- **Task to complete**:
Copy out all lines with the word "this" in them.
———
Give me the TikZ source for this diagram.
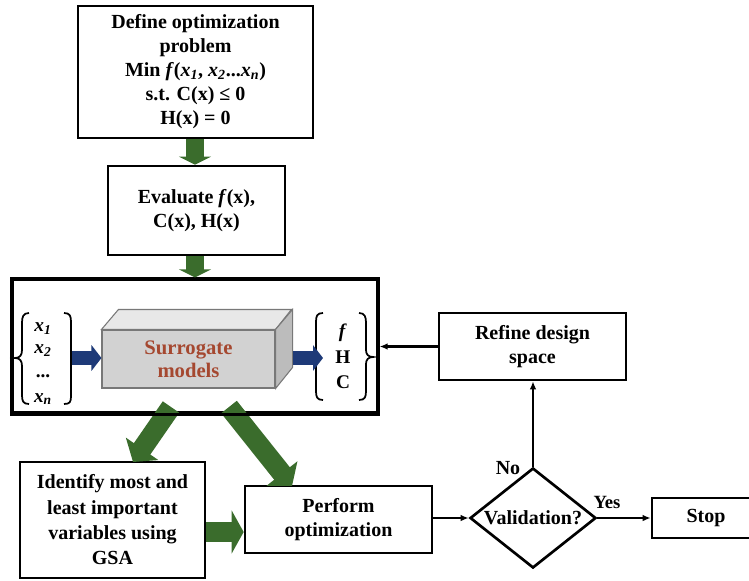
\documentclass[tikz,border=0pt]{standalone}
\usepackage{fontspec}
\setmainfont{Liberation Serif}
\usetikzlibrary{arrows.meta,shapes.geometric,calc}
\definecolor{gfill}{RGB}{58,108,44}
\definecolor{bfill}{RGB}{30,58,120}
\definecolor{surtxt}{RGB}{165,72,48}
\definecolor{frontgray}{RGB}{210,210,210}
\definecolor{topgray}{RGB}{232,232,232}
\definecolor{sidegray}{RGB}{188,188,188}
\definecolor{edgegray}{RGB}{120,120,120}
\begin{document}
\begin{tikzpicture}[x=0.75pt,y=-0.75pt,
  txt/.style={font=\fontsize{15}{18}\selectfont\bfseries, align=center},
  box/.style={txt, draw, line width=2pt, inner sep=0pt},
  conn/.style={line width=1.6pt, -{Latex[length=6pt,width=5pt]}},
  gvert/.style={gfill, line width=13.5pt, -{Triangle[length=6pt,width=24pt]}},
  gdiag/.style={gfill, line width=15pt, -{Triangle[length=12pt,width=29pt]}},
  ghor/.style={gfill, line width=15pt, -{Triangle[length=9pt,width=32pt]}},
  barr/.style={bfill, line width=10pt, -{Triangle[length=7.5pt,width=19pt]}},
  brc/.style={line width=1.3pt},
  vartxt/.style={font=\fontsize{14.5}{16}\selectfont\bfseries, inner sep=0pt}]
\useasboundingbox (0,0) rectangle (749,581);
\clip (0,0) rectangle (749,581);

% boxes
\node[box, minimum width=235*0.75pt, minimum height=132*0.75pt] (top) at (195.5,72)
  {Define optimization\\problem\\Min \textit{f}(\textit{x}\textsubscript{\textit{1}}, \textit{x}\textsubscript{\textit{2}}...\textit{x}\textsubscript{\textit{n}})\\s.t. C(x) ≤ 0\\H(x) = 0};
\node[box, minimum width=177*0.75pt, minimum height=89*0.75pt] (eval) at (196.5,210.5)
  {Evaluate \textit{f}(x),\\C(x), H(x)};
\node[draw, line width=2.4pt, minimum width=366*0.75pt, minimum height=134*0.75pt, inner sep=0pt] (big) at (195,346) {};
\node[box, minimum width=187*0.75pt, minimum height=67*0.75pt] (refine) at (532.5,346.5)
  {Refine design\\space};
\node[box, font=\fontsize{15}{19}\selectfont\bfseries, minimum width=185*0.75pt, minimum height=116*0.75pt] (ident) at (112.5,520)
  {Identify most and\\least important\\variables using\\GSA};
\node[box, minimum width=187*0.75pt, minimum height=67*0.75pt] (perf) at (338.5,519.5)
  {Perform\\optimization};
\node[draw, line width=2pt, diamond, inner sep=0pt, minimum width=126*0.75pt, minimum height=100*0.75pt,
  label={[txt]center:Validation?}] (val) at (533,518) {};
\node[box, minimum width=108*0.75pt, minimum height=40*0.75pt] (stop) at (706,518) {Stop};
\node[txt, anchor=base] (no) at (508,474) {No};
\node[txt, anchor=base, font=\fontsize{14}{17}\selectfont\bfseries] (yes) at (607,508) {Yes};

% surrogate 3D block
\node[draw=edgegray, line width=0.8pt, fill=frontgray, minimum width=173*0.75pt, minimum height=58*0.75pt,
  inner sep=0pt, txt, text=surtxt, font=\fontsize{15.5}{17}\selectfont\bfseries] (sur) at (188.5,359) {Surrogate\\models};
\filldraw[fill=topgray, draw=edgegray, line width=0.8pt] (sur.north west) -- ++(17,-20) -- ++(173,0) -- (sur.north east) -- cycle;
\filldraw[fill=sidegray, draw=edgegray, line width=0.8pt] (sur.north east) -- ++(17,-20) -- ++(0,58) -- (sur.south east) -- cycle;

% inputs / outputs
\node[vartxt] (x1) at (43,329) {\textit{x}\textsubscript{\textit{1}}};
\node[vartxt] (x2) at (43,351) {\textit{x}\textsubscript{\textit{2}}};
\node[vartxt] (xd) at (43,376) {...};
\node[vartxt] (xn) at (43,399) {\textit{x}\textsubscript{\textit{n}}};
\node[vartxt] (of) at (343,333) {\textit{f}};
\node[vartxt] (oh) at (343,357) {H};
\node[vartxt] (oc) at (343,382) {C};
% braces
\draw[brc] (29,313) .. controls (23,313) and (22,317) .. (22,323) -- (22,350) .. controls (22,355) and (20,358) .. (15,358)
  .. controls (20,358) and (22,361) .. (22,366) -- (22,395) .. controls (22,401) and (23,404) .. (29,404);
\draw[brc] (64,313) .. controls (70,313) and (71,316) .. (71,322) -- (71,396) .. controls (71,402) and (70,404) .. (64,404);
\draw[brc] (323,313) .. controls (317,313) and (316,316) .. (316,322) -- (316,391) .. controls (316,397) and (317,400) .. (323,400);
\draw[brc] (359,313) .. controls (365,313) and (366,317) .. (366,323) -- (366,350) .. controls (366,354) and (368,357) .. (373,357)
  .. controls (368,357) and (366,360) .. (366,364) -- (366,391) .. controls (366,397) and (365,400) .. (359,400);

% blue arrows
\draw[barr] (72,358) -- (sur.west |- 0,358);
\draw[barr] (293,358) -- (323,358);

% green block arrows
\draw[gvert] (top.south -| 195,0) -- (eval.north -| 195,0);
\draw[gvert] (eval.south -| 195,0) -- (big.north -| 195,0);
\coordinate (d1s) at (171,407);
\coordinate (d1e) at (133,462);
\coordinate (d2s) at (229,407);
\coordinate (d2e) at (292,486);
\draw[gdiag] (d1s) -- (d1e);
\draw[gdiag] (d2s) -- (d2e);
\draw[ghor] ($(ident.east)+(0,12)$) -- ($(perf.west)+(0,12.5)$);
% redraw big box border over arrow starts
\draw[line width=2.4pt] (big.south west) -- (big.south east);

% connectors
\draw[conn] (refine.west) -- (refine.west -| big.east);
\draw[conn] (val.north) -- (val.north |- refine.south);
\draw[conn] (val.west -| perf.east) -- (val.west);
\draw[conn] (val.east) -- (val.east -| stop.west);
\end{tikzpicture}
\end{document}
———
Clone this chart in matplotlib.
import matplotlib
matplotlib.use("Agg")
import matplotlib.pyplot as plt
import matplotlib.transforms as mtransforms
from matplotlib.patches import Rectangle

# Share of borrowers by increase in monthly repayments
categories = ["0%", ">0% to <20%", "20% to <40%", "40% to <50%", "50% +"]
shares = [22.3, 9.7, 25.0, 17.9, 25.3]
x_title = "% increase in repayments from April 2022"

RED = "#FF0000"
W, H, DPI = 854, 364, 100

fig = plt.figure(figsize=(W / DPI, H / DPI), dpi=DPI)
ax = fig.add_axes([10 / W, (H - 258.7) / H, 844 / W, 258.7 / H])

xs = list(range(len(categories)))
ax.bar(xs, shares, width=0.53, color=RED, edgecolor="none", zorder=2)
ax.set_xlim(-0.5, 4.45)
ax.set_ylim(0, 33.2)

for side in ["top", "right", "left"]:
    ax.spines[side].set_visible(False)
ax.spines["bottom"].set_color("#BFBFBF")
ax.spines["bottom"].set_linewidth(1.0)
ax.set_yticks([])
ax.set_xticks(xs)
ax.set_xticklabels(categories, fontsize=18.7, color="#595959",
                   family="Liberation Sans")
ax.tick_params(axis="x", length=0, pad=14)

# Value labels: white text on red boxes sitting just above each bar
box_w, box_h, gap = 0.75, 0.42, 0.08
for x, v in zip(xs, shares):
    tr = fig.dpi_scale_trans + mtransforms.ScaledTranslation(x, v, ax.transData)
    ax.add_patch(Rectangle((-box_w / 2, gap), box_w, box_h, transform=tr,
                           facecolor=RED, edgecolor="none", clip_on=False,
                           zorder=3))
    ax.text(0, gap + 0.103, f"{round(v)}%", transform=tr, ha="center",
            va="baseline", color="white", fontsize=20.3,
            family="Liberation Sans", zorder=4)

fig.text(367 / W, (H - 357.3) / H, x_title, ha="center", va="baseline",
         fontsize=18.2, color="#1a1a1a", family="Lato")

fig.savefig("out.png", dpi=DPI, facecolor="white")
———
- **Exercise answer**:
Give me the TikZ source for this diagram.
Clone this chart in matplotlib.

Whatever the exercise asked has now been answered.